The very texture of your life seems broken up, the warp and woof bitterly wrenched and torn, yet by no means disentangled — that they never could be — but fragments of both together still interwoven in their seeming separation — thoughts of the present refusing to be sundered from the past — the life that is gone, re-lived and lived again in memories unceasing, present existence merged in many a bygone passage of your married life, in fond associations flitting before the mind with loving importunity.
You had not realized, as now you do, how truly you were not twain, but one (Genesis 2:24), and not "one flesh" alone — one heart, one mind, one taste, one feeling, one end in life — one everything. It is bad enough to be alone when nothing else has been experienced. But to have been no longer single in the world, and then to be reduced to widowed solitude — is indeed sad and withering. Such separations involve a world of suffering, known only to the sufferers, and to those who have experienced the same; and nothing so plainly shows the wisdom and benevolence of God's decree, that man should not "be alone" (Genesis 2:18) as when we lose our treasure.
My widowed friend! God lent her to you for a time, a loan to be recalled at His will. Not less you owe Him thanks, than if He had lent her for a longer season. I have heard of a husband charging God with cruelty for having snatched a darling wife away. A cutting dispensation, I allow — crushing to the spirit, grating to the flesh, clothing the man with unutterable grief.
Yet, say, can God be charged with cruelty? Think who He is, my friend — God, the wise, the holy, and the good. Can we contend with Him, and say He deals unjustly? It is written, "He does not afflict willingly, nor grieve the children of men" (Lam. 3:33). To the natural heart, I know, it is hard to credit this, and so to reconcile what seems irreconcilable. Again, it is written, "Why do you strive with Him? for He gives no account of any of His matters" (Job 33:13). Not that this truth alone will heal the wound, and make men suffer meekly — friend, you need something more — Grace to receive the message — Grace to see that love is wrapped in it — Grace to "trust God, though He slays you" — Grace to experience that God takes nothing away, but what He is able, yes, and willing too, to give much more than He has taken.

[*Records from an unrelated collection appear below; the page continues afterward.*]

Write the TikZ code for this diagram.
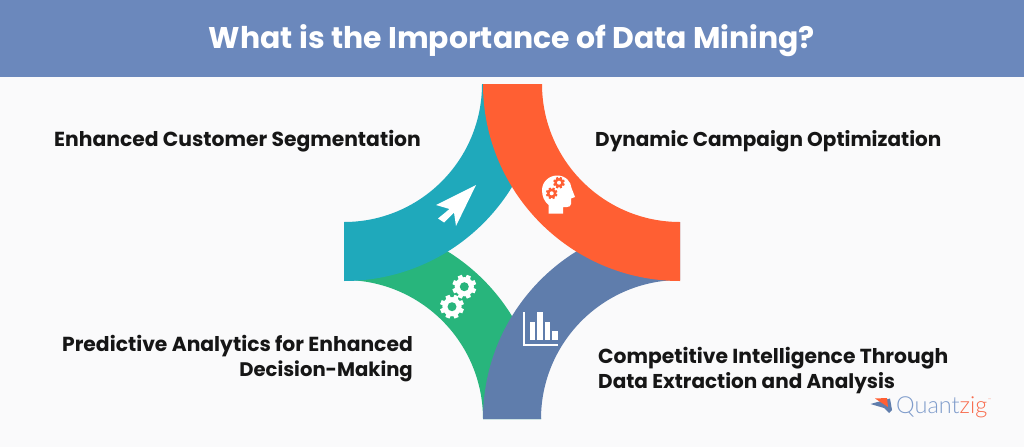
\documentclass[tikz,border=0pt]{standalone}
\usepackage{fontspec}
\setmainfont{Poppins}[BoldFont={Poppins Bold}]
\newfontfamily\logofont{Lato}[UprightFont={* Light}]
\definecolor{bgc}{HTML}{FAFAFB}
\definecolor{headc}{HTML}{6B88BC}
\definecolor{tealc}{HTML}{1FA9BB}
\definecolor{orangec}{HTML}{FF5F33}
\definecolor{greenc}{HTML}{28B57C}
\definecolor{bluec}{HTML}{5F7DAC}
\definecolor{inkc}{HTML}{161616}
\definecolor{logob}{HTML}{7F9CCB}
\definecolor{logoo}{HTML}{F8694A}
\newcommand{\band}[5]{% color, cx, cy, start angle, inner radius
  \fill[#1] ({#2+#5*cos(#4)},{#3+#5*sin(#4)}) arc[start angle=#4,delta angle=90,radius=#5]
    -- ({#2+197*cos(#4+90)},{#3+197*sin(#4+90)}) arc[start angle=#4+90,delta angle=-90,radius=197] -- cycle;}
\newcommand{\cog}[6]{%
  \begin{scope}[shift={(#1,#2)}]
    \foreach \a in {0,45,...,315}{
      \fill[#5,rotate=\a+22.5] (-#3*0.26,0) -- (-#3*0.18,#3) -- (#3*0.18,#3) -- (#3*0.26,0) -- cycle;}
    \fill[#5] (0,0) circle[radius=#3*0.8];
    \fill[#6] (0,0) circle[radius=#4];
  \end{scope}}
\tikzset{
  lab/.style={font=\fontsize{#1}{24}\selectfont\bfseries,text=inkc,inner sep=0pt},
  lab/.default=20.3,
  iconw/.style={fill=white}
}
\begin{document}
\begin{tikzpicture}[x=1pt,y=-1pt]
\useasboundingbox (0,0) rectangle (1024,447);
\fill[bgc] (0,0) rectangle (1024,447);
\fill[headc] (0,0) rectangle (1024,77);
\node[font=\fontsize{29.9}{34}\selectfont\bfseries,text=white,inner sep=0pt,anchor=base] (title) at (512,48) {What is the Importance of Data Mining?};
% bands
\band{greenc}{344}{419}{-90}{139}
\band{tealc}{344}{84}{0}{138}
\band{bluec}{680}{419}{180}{139}
\band{orangec}{680}{84}{90}{138}
% cursor
\fill[iconw] (476,185) -- (436,205) -- (449.5,209) -- (438,218.5) -- (444,222.5) -- (454,212.5) -- (456,226) -- cycle;
% head
\fill[iconw] (548.5,213.5) -- (548.5,205) .. controls (544,201) and (542,196) .. (542,190)
  .. controls (542,182) and (549,175.5) .. (557,175.5) .. controls (566,175.5) and (571,182) .. (571.5,188)
  -- (575,197) -- (571,198.5) -- (571,204) .. controls (571,206) and (569,207) .. (567,207) -- (563,207) -- (563,213.5) -- cycle;
\cog{559}{182.7}{5.8}{2}{orangec}{white}
\cog{551.7}{193.3}{5.8}{2}{orangec}{white}
% gears
\cog{464.3}{286.7}{12}{4.5}{white}{greenc}
\cog{452}{306.7}{12}{4.5}{white}{greenc}
% bars
\fill[iconw] (523.3,311.7) rectangle (525.3,345.7);
\fill[iconw] (523.3,343.7) rectangle (558,345.7);
\fill[iconw] (529.7,321.7) rectangle (535,340);
\fill[iconw] (537,311.7) rectangle (543,340);
\fill[iconw] (544.7,321.7) rectangle (550.3,340);
\fill[iconw] (552.3,331) rectangle (558,340);
% labels
\node[lab,anchor=base west] (seg) at (54,146) {Enhanced Customer Segmentation};
\node[lab=20.0,anchor=base west] (dyn) at (595,146) {Dynamic Campaign Optimization};
\node[lab,anchor=base east] (pred1) at (413,351) {Predictive Analytics for Enhanced};
\node[lab=19.6,anchor=base east] (pred2) at (413,376) {Decision-Making};
\node[lab,anchor=base west] (comp1) at (598,363) {Competitive Intelligence Through};
\node[lab=20.0,anchor=base west] (comp2) at (598,388) {Data Extraction and Analysis};
% logo
\fill[bluec] (870.5,404) -- (890,398.5) -- (892,410) -- (889,413) -- (884,408) -- cycle;
\fill[orangec] (875,398.5) -- (887,398) -- (888,407) -- cycle;
\node[font=\logofont\fontsize{23.5}{24}\selectfont,inner sep=0pt,anchor=base west] (logo) at (896,413) {\textcolor{logob}{Quant}\textcolor{logoo}{zig}};
\node[font=\logofont\fontsize{4}{4}\selectfont,text=logoo,inner sep=0pt,anchor=north west] (tm) at (988,398) {™};
\end{tikzpicture}
\end{document}
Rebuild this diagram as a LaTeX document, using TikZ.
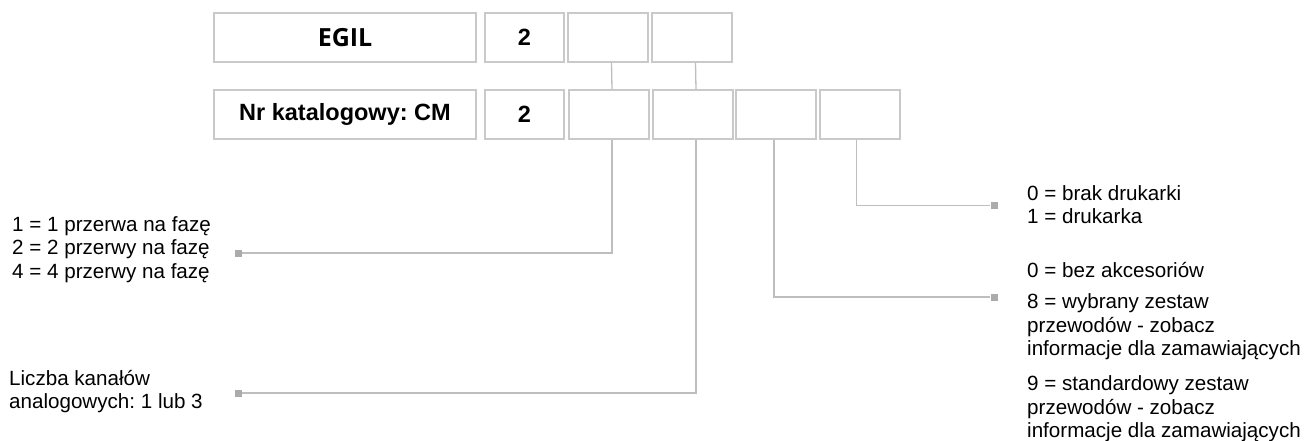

Do you say, "He has taken what was dearer to me than life itself. How can He give me what is better?" My friend, the matter rests with God, and not with you or I. Ask Him to explain His meaning. Ask God to be "His own interpreter — and He will make it plain." Ask Him to solve the difficulty, that He can chasten, and yet love all the while. He has promised to give His Holy Spirit to those who ask Him (Luke 11:13). Can you do better than take Him at His word? You little know what worlds of light and joy and peace might thereby open to you. Oh! Taste and see, and you shall find that "the Lord is good" (Psalm 34:8). Believe me, God is gracious. He waits to bless you, to turn your sorrow into joy, and gild your desolation with transcendent brightness.
Go to the Cross, poor widower, and see how sweet it is to be forgiven of all your sins; how surpassing sweet to be at peace with God through Christ, how glorious that God Himself should be your Comforter!